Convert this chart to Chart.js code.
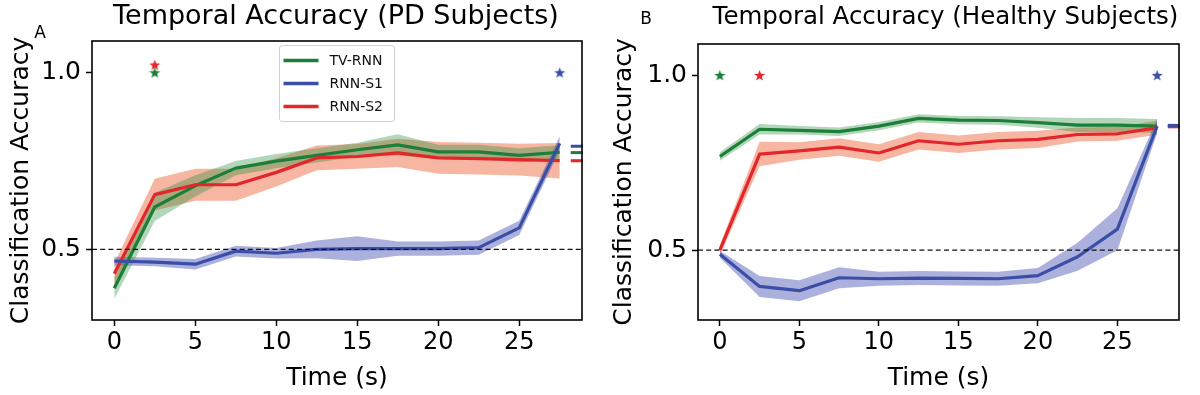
<!DOCTYPE html>
<html>
<head>
<meta charset="utf-8">
<script src="https://cdn.jsdelivr.net/npm/chart.js@4.4.1/dist/chart.umd.min.js"></script>
<style>
  html, body { margin: 0; padding: 0; background: #fff; }
  .row { display: flex; width: 1200px; height: 395px; }
  .cell { position: relative; width: 600px; height: 395px; }
</style>
</head>
<body>
<div class="row">
  <div class="cell"><canvas id="chartA"></canvas></div>
  <div class="cell"><canvas id="chartB"></canvas></div>
</div>
<script>
// time axis and ticks
const timeSteps = [0, 2.5, 5, 7.5, 10, 12.5, 15, 17.5, 20, 22.5, 25, 27.5];
const xTicks = [0, 5, 10, 15, 20, 25];
const yTicks = [0.5, 1.0];
const seriesNames = ["TV-RNN", "RNN-S1", "RNN-S2"];
const chanceLevel = 0.5;

// PD subjects (panel A): mean and spread
const pdTvRnn = [0.39, 0.62, 0.68, 0.73, 0.75, 0.766, 0.782, 0.796, 0.776, 0.776, 0.766, 0.775];
const pdTvRnnSd = [0.03, 0.04, 0.03, 0.02, 0.02, 0.02, 0.02, 0.03, 0.02, 0.02, 0.02, 0.02];
const pdS1 = [0.467, 0.464, 0.458, 0.495, 0.489, 0.5, 0.502, 0.502, 0.502, 0.505, 0.561, 0.8];
const pdS1Sd = [0.012, 0.012, 0.015, 0.015, 0.015, 0.025, 0.035, 0.02, 0.02, 0.02, 0.02, 0.02];
const pdS2 = [0.431, 0.655, 0.683, 0.683, 0.718, 0.759, 0.763, 0.773, 0.759, 0.757, 0.754, 0.751];
const pdS2Sd = [0.03, 0.045, 0.045, 0.045, 0.04, 0.035, 0.035, 0.04, 0.045, 0.045, 0.045, 0.05];
const pdFinal = [0.774, 0.792, 0.751];
const pdStarX = [2.5, 27.5, 2.5];
const pdStarY = [1.0, 1.0, 1.022];

// Healthy subjects (panel B)
const hcTvRnn = [0.768, 0.846, 0.843, 0.839, 0.855, 0.877, 0.872, 0.871, 0.865, 0.858, 0.858, 0.855];
const hcTvRnnSd = [0.012, 0.015, 0.012, 0.012, 0.012, 0.012, 0.012, 0.012, 0.015, 0.02, 0.02, 0.02];
const hcS1 = [0.488, 0.396, 0.384, 0.421, 0.418, 0.42, 0.419, 0.418, 0.427, 0.481, 0.56, 0.855];
const hcS1Sd = [0.01, 0.03, 0.03, 0.03, 0.02, 0.02, 0.02, 0.02, 0.022, 0.04, 0.06, 0.02];
const hcS2 = [0.5, 0.775, 0.784, 0.795, 0.778, 0.813, 0.803, 0.813, 0.817, 0.831, 0.833, 0.85];
const hcS2Sd = [0.015, 0.035, 0.025, 0.025, 0.025, 0.025, 0.025, 0.025, 0.025, 0.02, 0.02, 0.02];
const hcFinal = [0.855, 0.857, 0.853];
const hcStarX = [0, 27.5, 2.5];
const hcStarY = [1.0, 1.0, 1.0];

const finalMarkX = 28.55;

const FONT = "'DejaVu Sans', sans-serif";
const lineColors = ["#1c7f39", "#3a4ea6", "#e3262b"];
const bandColors = ["rgba(40,140,60,0.36)", "rgba(70,80,180,0.45)", "rgba(240,110,70,0.5)"];
const lineOrder = [3, 1, 2]; // blue on top, then red, then green

function starImage(color) {
  const c = document.createElement("canvas");
  c.width = 13; c.height = 13;
  const g = c.getContext("2d");
  g.fillStyle = color;
  g.beginPath();
  for (let i = 0; i < 10; i++) {
    const r = i % 2 === 0 ? 5.8 : 2.4;
    const a = -Math.PI / 2 + i * Math.PI / 5;
    g.lineTo(6.5 + r * Math.cos(a), 6.8 + r * Math.sin(a));
  }
  g.closePath();
  g.fill();
  return c;
}

function buildDatasets(means, sds, finals, starX, starY) {
  const ds = [];
  means.forEach((m, k) => {
    ds.push({
      data: timeSteps.map((t, i) => ({ x: t, y: m[i] - sds[k][i] })),
      borderWidth: 0, pointRadius: 0, fill: false, order: 10
    });
    ds.push({
      data: timeSteps.map((t, i) => ({ x: t, y: m[i] + sds[k][i] })),
      borderWidth: 0, pointRadius: 0, fill: "-1",
      backgroundColor: bandColors[k], order: 10
    });
  });
  means.forEach((m, k) => {
    ds.push({
      label: seriesNames[k],
      data: timeSteps.map((t, i) => ({ x: t, y: m[i] })),
      borderColor: lineColors[k], borderWidth: 3.2, pointRadius: 0,
      tension: 0, fill: false, borderJoinStyle: "round", order: lineOrder[k]
    });
  });
  means.forEach((m, k) => {
    ds.push({
      data: [{ x: starX[k], y: starY[k] }],
      showLine: false, pointStyle: starImage(lineColors[k]),
      pointRadius: 6, order: 0, clip: false
    });
    ds.push({
      data: [{ x: finalMarkX, y: finals[k] }],
      showLine: false, pointStyle: "line", pointRadius: 6,
      borderColor: lineColors[k], pointBorderWidth: 3, order: lineOrder[k], clip: false
    });
  });
  return ds;
}

const decorPlugin = {
  id: "decor",
  afterDatasetsDraw(chart, args, opts) {
    const { ctx, chartArea } = chart;
    const y = chart.scales.y.getPixelForValue(chanceLevel);
    ctx.save();
    ctx.strokeStyle = "#111";
    ctx.lineWidth = 1.3;
    ctx.setLineDash([5, 3.2]);
    ctx.beginPath();
    ctx.moveTo(chartArea.left, y);
    ctx.lineTo(chartArea.right, y);
    ctx.stroke();
    ctx.restore();
  },
  afterDraw(chart, args, opts) {
    const { ctx, chartArea } = chart;
    ctx.save();
    // frame
    ctx.strokeStyle = "#000";
    ctx.lineWidth = 1.6;
    ctx.strokeRect(chartArea.left, chartArea.top, chartArea.right - chartArea.left, chartArea.bottom - chartArea.top);
    // title
    ctx.fillStyle = "#000";
    ctx.font = opts.titleSize + "px " + FONT;
    ctx.textAlign = "center";
    ctx.textBaseline = "middle";
    ctx.fillText(opts.title, (chartArea.left + chartArea.right) / 2 + opts.titleShift, opts.titleY);
    // panel letter
    ctx.font = "17px " + FONT;
    ctx.fillText(opts.letter, opts.letterX, opts.letterY);
    // legend
    if (opts.legend) {
      const lx = chart.scales.x.getPixelForValue(opts.legendAt[0]);
      const ly = chart.scales.y.getPixelForValue(opts.legendAt[1]);
      const w = 115, h = 76;
      ctx.fillStyle = "rgba(255,255,255,0.85)";
      ctx.strokeStyle = "#d0d0d0";
      ctx.lineWidth = 1;
      ctx.beginPath();
      ctx.roundRect(lx, ly, w, h, 3);
      ctx.fill();
      ctx.stroke();
      ctx.font = "14px " + FONT;
      ctx.textAlign = "left";
      seriesNames.forEach((name, k) => {
        const yy = ly + 15 + k * 23;
        ctx.strokeStyle = lineColors[k];
        ctx.lineWidth = 3.5;
        ctx.beginPath();
        ctx.moveTo(lx + 4, yy);
        ctx.lineTo(lx + 39, yy);
        ctx.stroke();
        ctx.fillStyle = "#111";
        ctx.fillText(name, lx + 50, yy + 1);
      });
    }
    ctx.restore();
  }
};

function makeChart(id, datasets, yWidth, titlePad, pad, decor) {
  return new Chart(document.getElementById(id), {
    type: "line",
    data: { datasets: datasets },
    options: {
      responsive: true,
      maintainAspectRatio: false,
      animation: false,
      layout: { padding: pad },
      plugins: {
        legend: { display: false },
        tooltip: { enabled: false },
        filler: { drawTime: "beforeDatasetsDraw" },
        decor: decor
      },
      scales: {
        x: {
          type: "linear", min: -1.375, max: 28.875,
          afterBuildTicks: (s) => { s.ticks = xTicks.map((v) => ({ value: v })); },
          afterFit: (s) => { s.height = 75; },
          grid: { drawOnChartArea: false, drawTicks: true, tickLength: 6, tickWidth: 1.5, tickColor: "#000" },
          border: { display: false },
          ticks: { color: "#000", font: { family: FONT, size: 24 }, padding: 2, maxRotation: 0 },
          title: { display: true, text: "Time (s)", color: "#000", font: { family: FONT, size: 25 }, padding: { top: 0, bottom: 2 } }
        },
        y: {
          type: "linear", min: 0.30, max: 1.09,
          afterBuildTicks: (s) => { s.ticks = yTicks.map((v) => ({ value: v })); },
          afterFit: (s) => { s.width = yWidth; },
          grid: { drawOnChartArea: false, drawTicks: true, tickLength: 6, tickWidth: 1.5, tickColor: "#000" },
          border: { display: false },
          ticks: { color: "#000", font: { family: FONT, size: 25 }, padding: 5, callback: (v) => v.toFixed(1) },
          title: { display: true, text: "Classification Accuracy", color: "#000", font: { family: FONT, size: 25 }, padding: { top: titlePad, bottom: 0 } }
        }
      }
    },
    plugins: [decorPlugin]
  });
}

makeChart("chartA",
  buildDatasets([pdTvRnn, pdS1, pdS2], [pdTvRnnSd, pdS1Sd, pdS2Sd], pdFinal, pdStarX, pdStarY),
  92, 6, { left: 0, top: 41, right: 18, bottom: 0 },
  { title: "Temporal Accuracy (PD Subjects)", titleSize: 27, titleShift: -1, titleY: 17, letter: "A", letterX: 40, letterY: 34, legend: true, legendAt: [10.2, 1.077] });

makeChart("chartB",
  buildDatasets([hcTvRnn, hcS1, hcS2], [hcTvRnnSd, hcS1Sd, hcS2Sd], hcFinal, hcStarX, hcStarY),
  98, 9, { left: 0, top: 44, right: 21, bottom: 0 },
  { title: "Temporal Accuracy (Healthy Subjects)", titleSize: 24.5, titleShift: 7, titleY: 18, letter: "B", letterX: 46, letterY: 20, legend: false });
</script>
</body>
</html>
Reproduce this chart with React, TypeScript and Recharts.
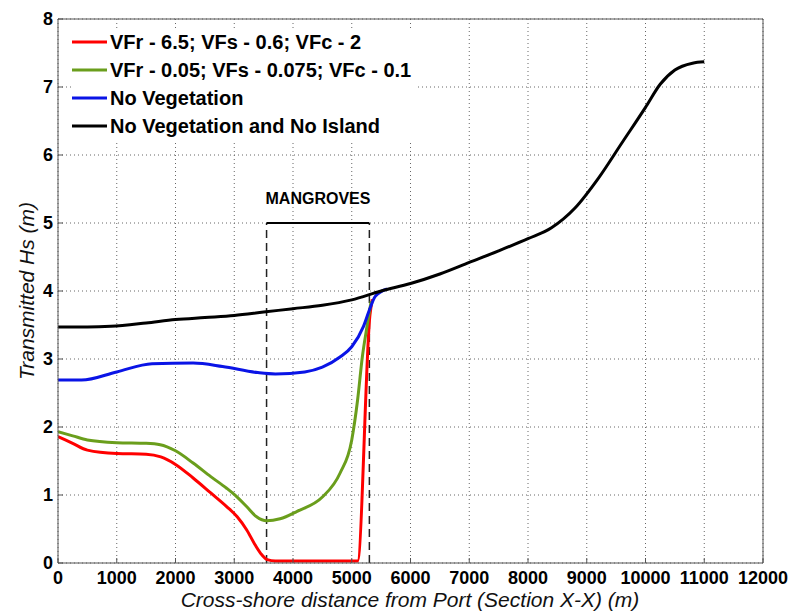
import React from 'react';
import {
  LineChart,
  Line,
  XAxis,
  YAxis,
  CartesianGrid,
  Legend,
  ReferenceLine,
  Label,
} from 'recharts';

const FONT = '"Liberation Sans", Arial, Helvetica, sans-serif';

const xTicks = [0, 1000, 2000, 3000, 4000, 5000, 6000, 7000, 8000, 9000, 10000, 11000, 12000];
const yTicks = [0, 1, 2, 3, 4, 5, 6, 7, 8];

// VFr - 6.5; VFs - 0.6; VFc - 2
const redX = [0, 250, 500, 1000, 1500, 1750, 2000, 2300, 2600, 2870, 3050, 3210, 3360, 3470, 3560, 3700, 4000, 4500, 5000, 5100, 5310, 5350];
const redY = [1.86, 1.76, 1.66, 1.61, 1.6, 1.56, 1.45, 1.25, 1.03, 0.83, 0.68, 0.49, 0.26, 0.12, 0.05, 0.03, 0.03, 0.03, 0.03, 0.03, 3.65, 3.88];

// VFr - 0.05; VFs - 0.075; VFc - 0.1
const greenX = [0, 250, 500, 1000, 1500, 1740, 2000, 2300, 2600, 2870, 3050, 3210, 3380, 3550, 3780, 4070, 4500, 4800, 5000, 5100, 5180, 5260, 5330];
const greenY = [1.93, 1.87, 1.81, 1.77, 1.76, 1.74, 1.65, 1.47, 1.27, 1.1, 0.97, 0.83, 0.68, 0.62, 0.65, 0.76, 0.97, 1.32, 1.81, 2.4, 3.03, 3.48, 3.85];

// No Vegetation
const blueX = [0, 400, 1000, 1600, 2300, 2800, 3400, 3700, 4200, 4500, 4800, 5000, 5200, 5300, 5400, 5600];
const blueY = [2.69, 2.69, 2.81, 2.93, 2.94, 2.89, 2.8, 2.78, 2.81, 2.88, 3.03, 3.18, 3.48, 3.72, 3.92, 4.03];

// No Vegetation and No Island
const blackX = [0, 500, 900, 1500, 2000, 2500, 3000, 3500, 4000, 4500, 5000, 5500, 6000, 6500, 7000, 7500, 8000, 8400, 8800, 9200, 9600, 10000, 10250, 10500, 10800, 11000];
const blackY = [3.47, 3.47, 3.48, 3.53, 3.58, 3.61, 3.64, 3.69, 3.74, 3.79, 3.87, 4.0, 4.11, 4.25, 4.42, 4.59, 4.77, 4.93, 5.22, 5.66, 6.18, 6.7, 7.04, 7.25, 7.35, 7.37];

const mangroveStart = 3550;
const mangroveEnd = 5300;
const mangroveTop = 5;

const toPoints = (xs: number[], ys: number[]) => xs.map((x, i) => ({ x, y: ys[i] }));

const series = [
  { name: 'VFr - 6.5; VFs - 0.6; VFc - 2', color: '#ff0000', data: toPoints(redX, redY) },
  { name: 'VFr - 0.05; VFs - 0.075; VFc - 0.1', color: '#6a9e1c', data: toPoints(greenX, greenY) },
  { name: 'No Vegetation', color: '#0a14e6', data: toPoints(blueX, blueY) },
  { name: 'No Vegetation and No Island', color: '#000000', data: toPoints(blackX, blackY) },
];

const tickStyle = { fontSize: 18, fontWeight: 'bold', fill: '#000', fontFamily: FONT };
const AXIS = '#555';

const LegendBox = () => (
  <div style={{ background: '#fff', padding: '0 6px 2px 0', fontFamily: FONT }}>
    {series.map((s) => (
      <div key={s.name} style={{ display: 'flex', alignItems: 'center', height: 28 }}>
        <svg width={35} height={6} style={{ marginRight: 3 }}>
          <line x1={0} y1={3} x2={35} y2={3} stroke={s.color} strokeWidth={3} />
        </svg>
        <span style={{ fontSize: 20, fontWeight: 'bold', color: '#000', whiteSpace: 'nowrap' }}>{s.name}</span>
      </div>
    ))}
  </div>
);

export default function App() {
  return (
    <LineChart width={787} height={605} margin={{ top: 10, right: 31, bottom: 0, left: 0 }}>
      <CartesianGrid stroke="#666" strokeDasharray="1 3" />
      <XAxis
        dataKey="x"
        type="number"
        domain={[0, 12000]}
        ticks={xTicks}
        allowDataOverflow
        height={50}
        tick={tickStyle}
        tickSize={-5}
        tickMargin={13}
        stroke={AXIS}
        interval={0}
      >
        <Label
          content={() => (
            <text x={402} y={599} textAnchor="middle" fontFamily={FONT} fontSize={21} fontStyle="italic" fill="#111">
              Cross-shore distance from Port (Section X-X) (m)
            </text>
          )}
        />
      </XAxis>
      <XAxis
        xAxisId="top"
        orientation="top"
        type="number"
        domain={[0, 12000]}
        ticks={xTicks}
        height={1}
        tickSize={-5}
        tickFormatter={() => ''}
        stroke={AXIS}
        interval={0}
      />
      <YAxis
        type="number"
        domain={[0, 8]}
        ticks={yTicks}
        width={50}
        tick={tickStyle}
        tickSize={-5}
        tickMargin={10}
        stroke={AXIS}
        interval={0}
      >
        <Label
          content={() => (
            <text
              x={18}
              y={283}
              transform="rotate(-90 18 283)"
              textAnchor="middle"
              dominantBaseline="central"
              fontFamily={FONT}
              fontSize={21}
              fontStyle="italic"
              fill="#111"
            >
              Transmitted Hs (m)
            </text>
          )}
        />
      </YAxis>
      <YAxis
        yAxisId="right"
        orientation="right"
        type="number"
        domain={[0, 8]}
        ticks={yTicks}
        width={1}
        tickSize={-5}
        tickFormatter={() => ''}
        stroke={AXIS}
        interval={0}
      />
      <ReferenceLine
        segment={[{ x: mangroveStart, y: 0 }, { x: mangroveStart, y: mangroveTop }]}
        stroke="#222"
        strokeWidth={1.5}
        strokeDasharray="8 5"
      />
      <ReferenceLine
        segment={[{ x: mangroveEnd, y: 0 }, { x: mangroveEnd, y: mangroveTop }]}
        stroke="#222"
        strokeWidth={1.5}
        strokeDasharray="8 5"
      />
      <ReferenceLine
        segment={[{ x: mangroveStart, y: mangroveTop }, { x: mangroveEnd, y: mangroveTop }]}
        stroke="#000"
        strokeWidth={2}
        label={{
          value: 'MANGROVES',
          position: 'top',
          offset: 19,
          fontSize: 16,
          fontWeight: 'bold',
          fill: '#000',
          fontFamily: FONT,
        }}
      />
      {series.map((s) => (
        <Line
          key={s.name}
          data={s.data}
          dataKey="y"
          name={s.name}
          type="monotone"
          stroke={s.color}
          strokeWidth={3}
          dot={false}
          activeDot={false}
          isAnimationActive={false}
        />
      ))}
      <Legend
        layout="vertical"
        align="center"
        verticalAlign="middle"
        content={() => <LegendBox />}
        wrapperStyle={{ left: 64, top: 20, width: 'auto' }}
      />
    </LineChart>
  );
}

* [EXERCISE BRIEF]
Looking at the entries above, state how many lines contain "React"; give the number alone.

* [RESULT FOR THIS TASK]
2